Pere's mark goes beyond just the Piazza Grande selections: The jury will be headed by Thai art house darling Apichatpong Weerasethakul, and actors Charlotte Rampling and Gael Garcia Bernal will receive Excellence Awards at the fest. But the choice that most bears Pere's touch is the bestowing of the event's prestigious Leopard of Honor award to French auteur Leos Carax, a cult director who took a 13-year break from filmmaking until releasing the typically inscrutable Holy Motors this year.
"What thrills me is that we'll be helping to bring Carax to a new generation," says Pere. "Many of the people most excited about his presence are too young to have known him in the 1980s and 1990s."
It's no accident that Pere is courting a younger audience. Now in its 65th edition, the fest is as old as Cannes and nearly as old as Venice. Pere has helped prevent the rust from setting in at a pivotal time. For the most part, the strategy has worked, but some complain about the fest becoming too idiosyncratic. Indeed, every year under Pere's tenure, there have been a few films that leave viewers scratching their heads.
But for many, the grumbling offers proof that Pere is doing his job. "The goal of Locarno is to be provocative, to elicit a response," says Luciano Barisone, the director of Visions du Reel, a Swiss documentary festival, who has attended every Locarno edition since 1986. "I think there is little doubt that Pere is doing that."
LOCARNO FILM FESTIVAL
- WHEN: Aug. 1-11
- WHERE: The Piazza Grande, Locarno, Switzerland
3 LOCARNO HOT SPOTS NOT TO MISS
La Rinascente Hotel
Via al Tazzino 3; 011-41-91-751-1331
A new choice in Locarno, open only since March but in a villa that dates to the 16th century, La Rinascente is a 15-room boutique hotel (rooms $200 to $450 a night) already booked for the duration of the festival. The La Rinascente Gourmet is a high-end restaurant with a creative spin on local Ticino cuisine (similar to Lombard cuisine from Italy), while the hotel's La Tavola eatery is a more informal, moderately priced alternative. Both are open throughout the festival, and the hotel also is opening a tented area for drinks and snacks that will stay open until 3 a.m. during the fest. For film lovers, the villa the facilities are based in once belonged to the noble Italian Visconti family, which later included legendary Italian director Luchino Visconti, director of Il gattopardo (The Leopard), the symbol of the Locarno festival.
Vicolo Chiara 1, Muralto; 011-41-91-743-3296
When you get tired of the crowds near the Piazza Grande, head to the Osteria Chiara, which is in the neighboring city of Muralto but less than 10 minutes by foot from the piazza.
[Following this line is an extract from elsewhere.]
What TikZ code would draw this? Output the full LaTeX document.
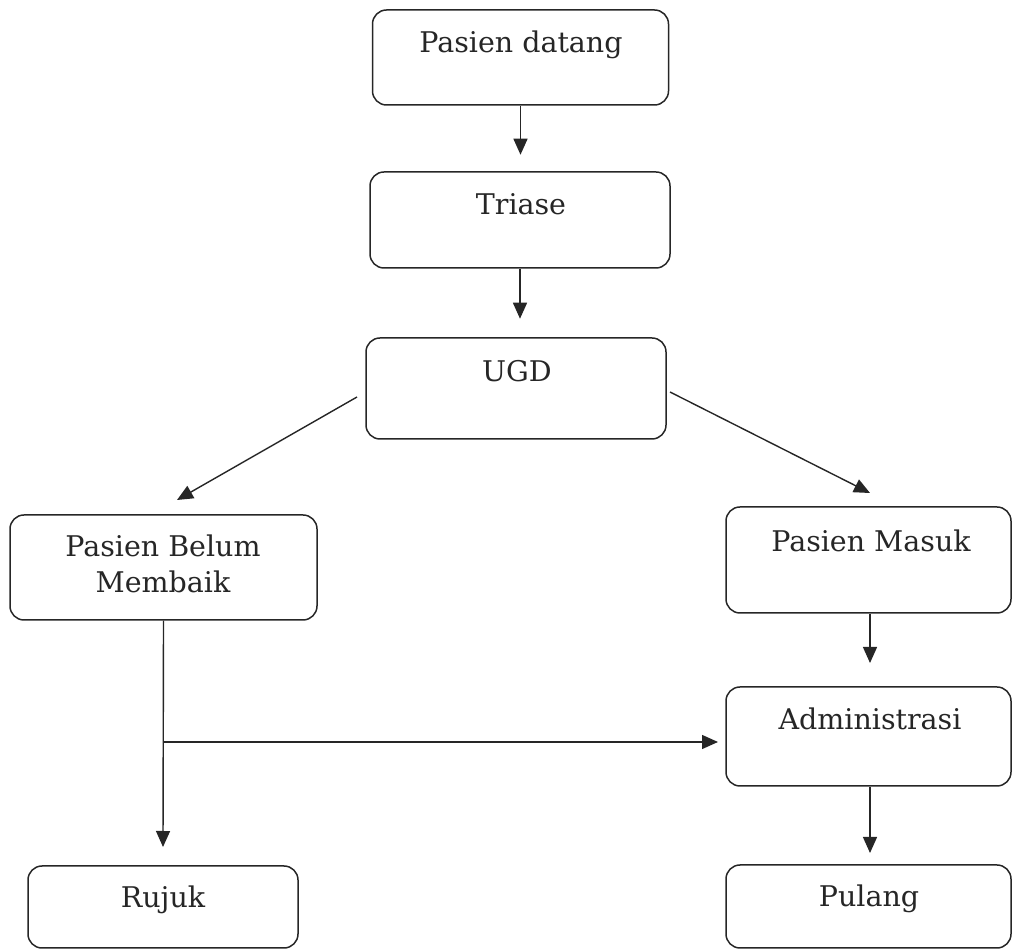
\documentclass[tikz,border=0pt]{standalone}
\usepackage{fontspec}
\setmainfont{DejaVu Serif}
\usetikzlibrary{arrows.meta,calc}
\definecolor{ink}{HTML}{262626}
\tikzset{
  box/.style={draw=ink, line width=1.5pt, rounded corners=14pt, inner sep=0pt},
  lbl/.style={anchor=base, text=ink, font=\fontsize{28.5}{33}\selectfont, inner sep=0pt, align=center},
  conn/.style={draw=ink, line width=1.4pt},
  arr/.style={conn, -{Triangle[width=14pt,length=16pt]}},
}
\begin{document}
\begin{tikzpicture}[x=1pt,y=1pt]
\useasboundingbox (0,0) rectangle (1012,950);
% boxes (y measured upward: Y = 950 - y)
\node[box, minimum width=296pt, minimum height=95pt] (datang) at (520.5,892.5) {};
\node[box, minimum width=300pt, minimum height=96pt] (triase) at (520,730) {};
\node[box, minimum width=300pt, minimum height=101pt] (ugd) at (516,561.5) {};
\node[box, minimum width=307pt, minimum height=105pt] (belum) at (163.5,382.5) {};
\node[box, minimum width=285pt, minimum height=106pt] (masuk) at (868.5,390) {};
\node[box, minimum width=285pt, minimum height=99pt] (admin) at (868.5,213.5) {};
\node[box, minimum width=270pt, minimum height=82pt] (rujuk) at (163,43) {};
\node[box, minimum width=285pt, minimum height=83pt] (pulang) at (868.5,43.5) {};
% texts
\node[lbl] (tdatang) at (521,897) {Pasien datang};
\node[lbl] (ttriase) at (521,735) {Triase};
\node[lbl] (tugd) at (517,568) {UGD};
\node[lbl] (tbelum1) at (163,393) {Pasien Belum};
\node[lbl] (tbelum2) at (163,357) {Membaik};
\node[lbl] (tmasuk) at (871,398) {Pasien Masuk};
\node[lbl] (tadmin) at (870,220) {Administrasi};
\node[lbl] (trujuk) at (163,42) {Rujuk};
\node[lbl] (tpulang) at (869,43) {Pulang};
% connector end points
\coordinate (a1) at ($(datang.south)+(0,-49)$);
\coordinate (a2) at ($(triase.south)+(0,-50)$);
\coordinate (uL) at (357,553);
\coordinate (uLt) at (177,450);
\coordinate (uR) at (670,558);
\coordinate (uRt) at (870,457);
\coordinate (a5) at (870,287);
\coordinate (a6) at (870,97);
\coordinate (jn) at (163,208);
\coordinate (a7) at (163,103);
\coordinate (a8) at (718,208);
% connectors
\draw[arr] (datang.south) -- (a1);
\draw[arr] (triase.south) -- (a2);
\draw[arr] (uL) -- (uLt);
\draw[arr] (uR) -- (uRt);
\draw[arr] (masuk.south -| a5) -- (a5);
\draw[arr] (admin.south -| a6) -- (a6);
\draw[arr] (belum.south) -- (a7);
\draw[arr] (jn) -- (a8);
\end{tikzpicture}
\end{document}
Tranquil and quaint, the restaurant (a fixed-priced lunch during the fest is $29; a four-course dinner is $72, excluding wine) can seem like an oasis amid the bustle of the festival.
West of the Piazza Grande
A collection of ethnic food stalls, live music and artisan souvenir stands, La Rotonda is one of the liveliest places to get a bite to eat in Locarno. Don't count on service, though: It's first come, first served for the inexpensive fare, but it's where festivalgoers and locals meet. The communal seating means it's about the easiest spot in Locarno to strike up a conversation with new friends.